The tiny Greek island of Keros, known for the Cycladic marble statuettes which later inspired Picasso and Henry Moore, and the neighboring islet of Daskalio, were once a sophisticated urban center complete with metal working shops dating back to 2500 BC, skilled engineers and metal smiths, the latest excavations there reveal.
Located some 10 km southeast of Naxos and part of the Koufonisia island complex, Keros and its prehistoric settlement of Daskalio have been subject to exploration since the 1960s, as part of the Cambridge Keros Project – a joint initiative of Cambridge University, the Cyclades Ephorate of Antiquities and the Cyprus Institute.
The Greek culture ministry said this week that recent finds and complex structures found there are indicating complex engineering works including a drainage system long before the Minoans. Besides the constructions of Naxos stone, and the two metal working shops, archaeologists have also found a lead ax, a mold for making copper daggers, fragments of a bellows and a clay oven, which will be examined next year.
“The latest findings demonstrate that Daskalio was almost entirely covered with unique monumental buildings built with stone from Naxos, despite the distance of about 10 km separating the two islands,” the ministry said in its statement.
The research team estimates that more than 1,000 tons of stone had been imported. “The island is built from one side to the other, giving the impression of a monument emerging from the sea.
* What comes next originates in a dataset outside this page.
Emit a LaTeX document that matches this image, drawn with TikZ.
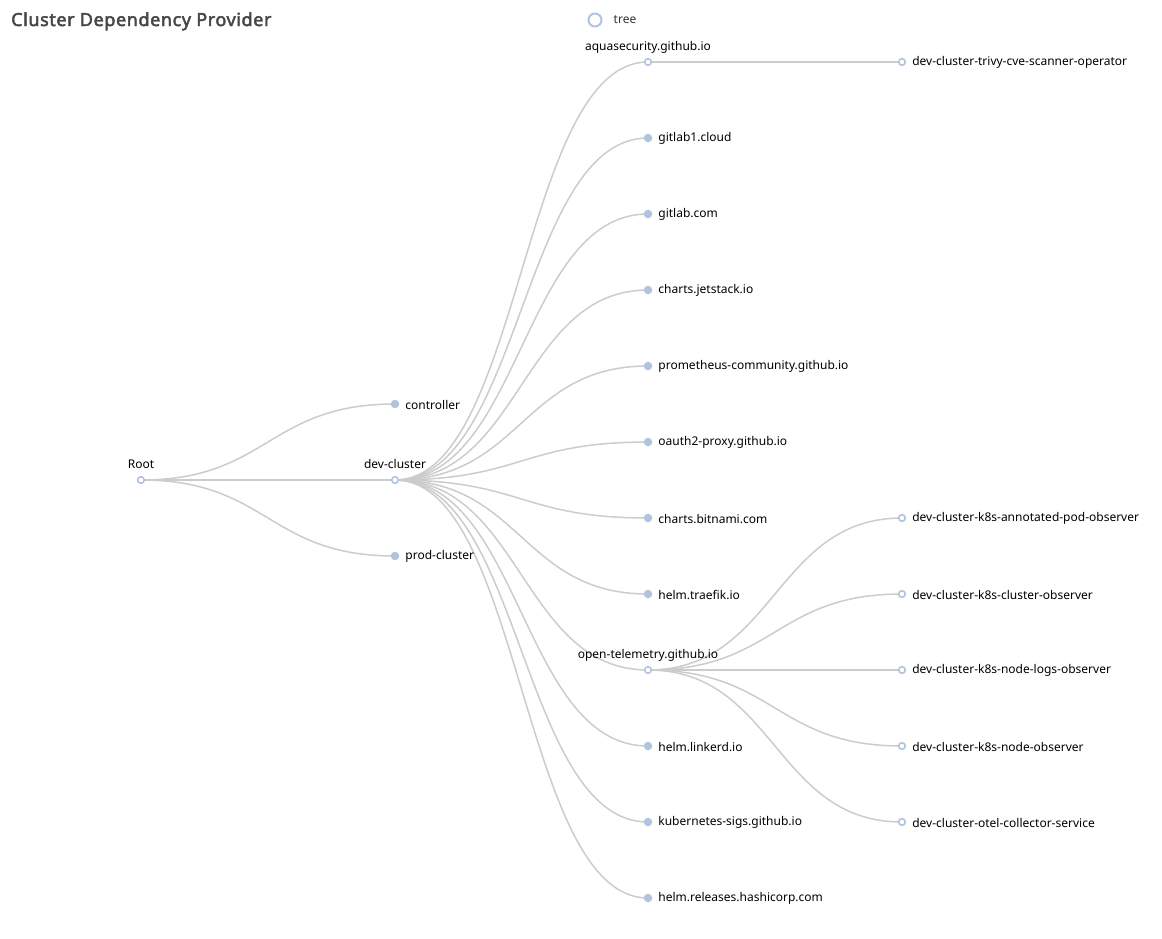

This residential complex is the largest known in the Cyclades at the time,” the ministry statement added.
The ministry goes on to add that Professor Colin Renfrew of the University of Cambridge, co-director of the excavation, “argues that the cape with the narrow passage that joined it [Daskalio] to Keros had played a central role as it was the island’s best natural harbor with excellent views of the northern, southern and western Aegean”.